Je suis au regret de vous dire, Monsieur le Ministre, qu’à mon humble avis, votre pensée a quasiment un demi-siècle de retard et que le problème n’est plus là.

Je ne m’arrêterai pas à la seconde partie de cette phrase dont l’euphémisme semble tout droit sorti d’un roman de la Comtesse de Ségur : « Mon cher, tu exagères, tu ne sais plus t’arrêter dans tes développements ». C’est ce genre d’invective qui, un soir, terrassera le système capitaliste, j’en suis persuadé. Contrairement à votre attente, je glisserai sur la seconde partie de votre phrase, car nous ne cessons, dans la Grande Relève, de dénoncer les “exagérations” de l’économie libérale.

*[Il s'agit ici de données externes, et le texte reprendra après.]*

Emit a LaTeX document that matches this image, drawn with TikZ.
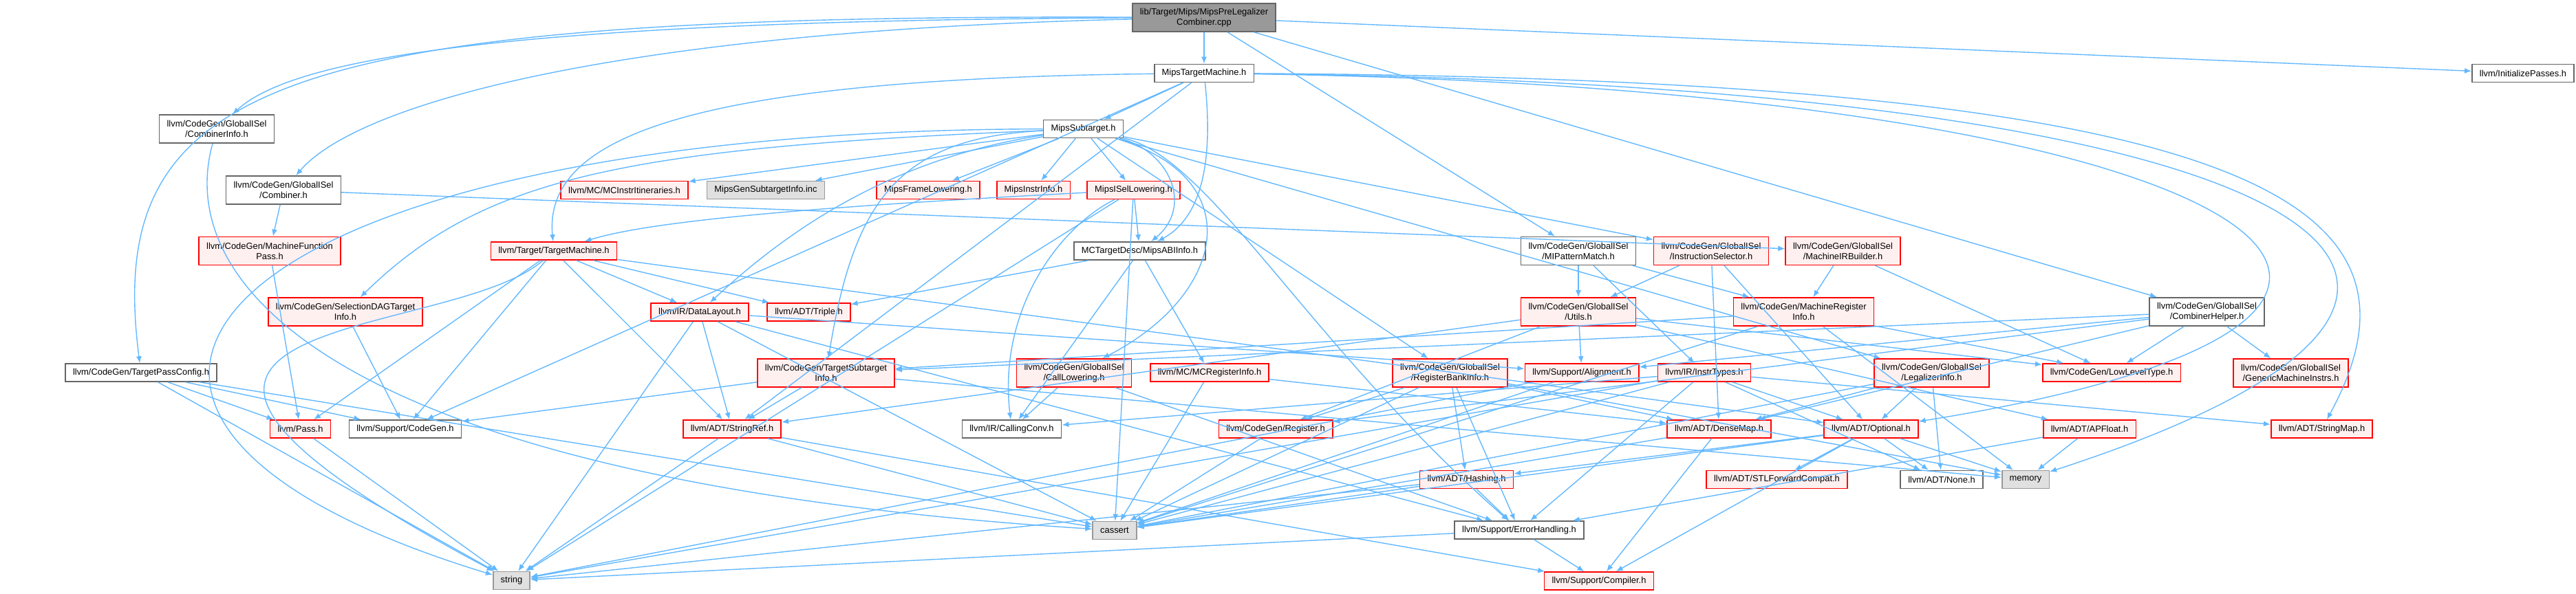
\documentclass[tikz,border=0pt]{standalone}
\usepackage{fontspec}
\setmainfont{Liberation Sans}
\usetikzlibrary{arrows.meta}
\definecolor{edgeblue}{HTML}{63B8FF}
\definecolor{grey40}{HTML}{666666}
\definecolor{grey60}{HTML}{999999}
\definecolor{redfill}{HTML}{FFF0F0}
\definecolor{sysfill}{HTML}{E0E0E0}
\begin{document}
\begin{tikzpicture}[x=0.5pt,y=-0.5pt,>={Latex[length=5pt,width=4pt]},
  every node/.style={font=\fontsize{6.45pt}{7.5pt}\selectfont,inner xsep=5.5pt,inner ysep=1pt,
    minimum height=13pt,align=center,line width=0.8pt},
  hdr/.style={draw=grey40,fill=white},
  trunc/.style={draw=red,fill=redfill},
  sys/.style={draw=grey60,fill=sysfill},
  src/.style={draw=grey40,fill=grey60},
  two/.style={minimum height=20.5pt},
  inc/.style={->,draw=edgeblue,line width=0.7pt}]
  \useasboundingbox (0,0) rectangle (3744,863);
  \node[src,two] (root) at (1750,25.5) {lib/Target/Mips/MipsPreLegalizer\\Combiner.cpp};
  \node[hdr] (mtm) at (1750,106.5) {MipsTargetMachine.h};
  \node[hdr] (init) at (3667,106.5) {llvm/InitializePasses.h};
  \node[hdr] (msub) at (1574.5,187.5) {MipsSubtarget.h};
  \node[hdr,two] (cinfo) at (315,187.5) {llvm/CodeGen/GlobalISel\\/CombinerInfo.h};
  \node[hdr,two] (comb) at (412,276.5) {llvm/CodeGen/GlobalISel\\/Combiner.h};
  \node[trunc] (itin) at (907.5,276.5) {llvm/MC/MCInstrItineraries.h};
  \node[sys] (gensub) at (1113,276.5) {MipsGenSubtargetInfo.inc};
  \node[trunc] (mfl) at (1349,276.5) {MipsFrameLowering.h};
  \node[trunc] (mii) at (1502,276.5) {MipsInstrInfo.h};
  \node[trunc] (misel) at (1647.5,276.5) {MipsISelLowering.h};
  \node[trunc,two] (mfp) at (392,365) {llvm/CodeGen/MachineFunction\\Pass.h};
  \node[trunc] (tm) at (805,365) {llvm/Target/TargetMachine.h};
  \node[hdr] (abi) at (1656.5,365) {MCTargetDesc/MipsABIInfo.h};
  \node[hdr,two] (mipm) at (2294,365) {llvm/CodeGen/GlobalISel\\/MIPatternMatch.h};
  \node[trunc,two] (isel) at (2487,365) {llvm/CodeGen/GlobalISel\\/InstructionSelector.h};
  \node[trunc,two] (mirb) at (2678.5,365) {llvm/CodeGen/GlobalISel\\/MachineIRBuilder.h};
  \node[trunc,two] (sdti) at (502,453.5) {llvm/CodeGen/SelectionDAGTarget\\Info.h};
  \node[trunc] (dl) at (1017,454) {llvm/IR/DataLayout.h};
  \node[trunc] (triple) at (1175.5,454) {llvm/ADT/Triple.h};
  \node[trunc,two] (utils) at (2294,453.5) {llvm/CodeGen/GlobalISel\\/Utils.h};
  \node[trunc,two] (mri) at (2621.5,453.5) {llvm/CodeGen/MachineRegister\\Info.h};
  \node[hdr,two] (chelp) at (3207.5,453.5) {llvm/CodeGen/GlobalISel\\/CombinerHelper.h};
  \node[hdr] (tpc) at (205,542) {llvm/CodeGen/TargetPassConfig.h};
  \node[trunc,two] (tsi) at (1200.5,542.5) {llvm/CodeGen/TargetSubtarget\\Info.h};
  \node[trunc,two] (calllow) at (1561,542.5) {llvm/CodeGen/GlobalISel\\/CallLowering.h};
  \node[trunc] (mcreg) at (1758,542) {llvm/MC/MCRegisterInfo.h};
  \node[trunc,two] (rbi) at (2107.5,542.5) {llvm/CodeGen/GlobalISel\\/RegisterBankInfo.h};
  \node[trunc] (align) at (2299,542) {llvm/Support/Alignment.h};
  \node[trunc] (instrty) at (2477,542) {llvm/IR/InstrTypes.h};
  \node[trunc,two] (legal) at (2807.5,542.5) {llvm/CodeGen/GlobalISel\\/LegalizerInfo.h};
  \node[trunc] (llt) at (3069,542) {llvm/CodeGen/LowLevelType.h};
  \node[trunc,two] (gmi) at (3329.5,542.5) {llvm/CodeGen/GlobalISel\\/GenericMachineInstrs.h};
  \node[trunc] (pass) at (436.5,624) {llvm/Pass.h};
  \node[hdr] (cgen) at (589,624) {llvm/Support/CodeGen.h};
  \node[trunc] (sref) at (1064,624) {llvm/ADT/StringRef.h};
  \node[hdr] (cconv) at (1470.5,624) {llvm/IR/CallingConv.h};
  \node[trunc] (reg) at (1854,624) {llvm/CodeGen/Register.h};
  \node[trunc] (dmap) at (2498.5,624) {llvm/ADT/DenseMap.h};
  \node[trunc] (opt) at (2719.5,624) {llvm/ADT/Optional.h};
  \node[trunc] (apf) at (3037,624) {llvm/ADT/APFloat.h};
  \node[trunc] (smap) at (3374.5,624) {llvm/ADT/StringMap.h};
  \node[trunc] (hash) at (2131.5,697.5) {llvm/ADT/Hashing.h};
  \node[trunc] (stlfc) at (2582.5,697.5) {llvm/ADT/STLForwardCompat.h};
  \node[hdr] (none) at (2822,697.5) {llvm/ADT/None.h};
  \node[sys] (mem) at (2944,697.5) {memory};
  \node[sys] (cass) at (1620,771.5) {cassert};
  \node[hdr] (err) at (2208,771) {llvm/Support/ErrorHandling.h};
  \node[sys] (str) at (743.5,844.5) {string};
  \node[trunc] (comp) at (2324,845) {llvm/Support/Compiler.h};
  \foreach \a/\b in {root/mtm,root/mipm,root/chelp,root/init,
      mtm/msub,mtm/cgen,mtm/sref,
      msub/itin,msub/gensub,msub/mfl,msub/mii,msub/misel,msub/isel,
      msub/legal,msub/rbi,
      misel/abi,misel/cass,misel/str,
      abi/triple,abi/cconv,abi/mcreg,comb/mfp,comb/mirb,mfp/pass,
      tpc/pass,tpc/cgen,tpc/cass,tpc/str,
      tm/dl,tm/triple,tm/sref,tm/pass,tm/cgen,tm/opt,sdti/cgen,
      dl/sref,dl/align,dl/err,dl/cass,dl/str,tsi/cgen,tsi/sref,tsi/mem,
      mipm/utils,mipm/instrty,mipm/mri,isel/utils,isel/dmap,isel/opt,
      utils/align,utils/sref,utils/reg,utils/apf,utils/llt,calllow/cconv,calllow/err,
      mcreg/dmap,mcreg/cass,rbi/reg,rbi/dmap,rbi/hash,rbi/err,rbi/cass,rbi/mem,
      align/cass,align/str,instrty/cconv,instrty/none,instrty/opt,instrty/smap,
      instrty/err,instrty/cass,instrty/str,mirb/mri,mirb/llt,mri/tsi,mri/llt,mri/cass,mri/mem,
      chelp/tsi,chelp/align,chelp/llt,chelp/gmi,chelp/reg,chelp/dmap,
      legal/dmap,legal/opt,legal/none,legal/cass,reg/cass,dmap/comp,dmap/cass,
      hash/err,hash/cass,hash/str,err/comp,err/str,
      opt/hash,opt/none,opt/stlfc,opt/comp,opt/cass,opt/mem,
      sref/comp,sref/cass,sref/str,apf/err,apf/mem,pass/str}
    \draw[inc] (\a) -- (\b);
  \draw[inc] (root) .. controls (400,20) and (150,120) .. (tpc);
  \draw[inc] (root) .. controls (700,30) and (420,90) .. (cinfo);
  \draw[inc] (root) .. controls (900,45) and (520,150) .. (comb);
  \draw[inc] (mtm) .. controls (1000,115) and (790,200) .. (tm);
  \draw[inc] (mtm) .. controls (1765,250) and (1740,320) .. (abi);
  \draw[inc] (msub) .. controls (1700,220) and (1735,300) .. (abi);
  \draw[inc] (msub) .. controls (1820,260) and (1780,430) .. (calllow);
  \draw[inc] (msub) .. controls (900,215) and (700,260) .. (sdti);
  \draw[inc] (msub) .. controls (1300,230) and (1150,330) .. (dl);
  \draw[inc] (msub) .. controls (1300,200) and (1240,300) .. (tsi);
  \draw[inc] (msub) .. controls (1760,230) and (1900,500) .. (err);
  \draw[inc] (misel) .. controls (1200,300) and (950,320) .. (tm);
  \draw[inc] (misel) .. controls (1540,330) and (1450,450) .. (cconv);
  \draw[inc] (msub) .. controls (300,190) and (-60,600) .. (str);
  \draw[inc] (tm) .. controls (650,500) and (0,450) .. (str);
  \draw[inc] (cinfo) .. controls (250,420) and (500,700) .. (cass);
  \draw[inc] (mtm) .. controls (3300,115) and (3550,300) .. (smap);
  \draw[inc] (mtm) .. controls (3400,125) and (3800,420) .. (mem);
  \draw[inc] (mtm) .. controls (3300,130) and (3750,460) .. (opt);
\end{tikzpicture}
\end{document}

Non. Ce qui m’intéresse, Monsieur le Ministre, c’est la toute première partie dans laquelle vous affirmez que le système capitaliste est le moins mauvais pour créer des richesses. Au risque de me répéter, je vous dirais : le problème n’est plus là. Et ce, pour trois raisons :

- La bienfaisante abondance qui, depuis les années soixante, a permis de faire face aux besoins élémentaires de la plupart de nos concitoyens, est devenue aujourd’hui synonyme de gaspillage d’énergie, de matières premières et de travail humain. À tel point que nous détruisons de plus en plus de produits alimentaires, phénomène dont on ne parle quasiment pas car ce n’est plus l’État français qui s’en charge comme dans les années trente, mais la Communauté Européenne, au prix d’un budget pharamineux supporté par tous les contribuables européens. À tel point que notre système fait passer à la trappe une quantité non négligeable de produits industriels, bon nombre de ces produits devenant obsolètes quelques mois après avoir été jetés sur le marché, parfois sans discernement aucun. Le problème n’est donc plus de créer des richesses à tout va, mais de maîtriser les sollicitations d’un système qui s’ingénie à faire naître de nouveaux besoins, au mépris parfois des impératifs écologiques les plus élémentaires. Mais, me direz-vous, cette maîtrise est inconciliable avec la démarche même du système capitaliste qui, à la manière des “Aveugles” de Brueghel, va droit devant lui. Je ne vous le fais pas dire.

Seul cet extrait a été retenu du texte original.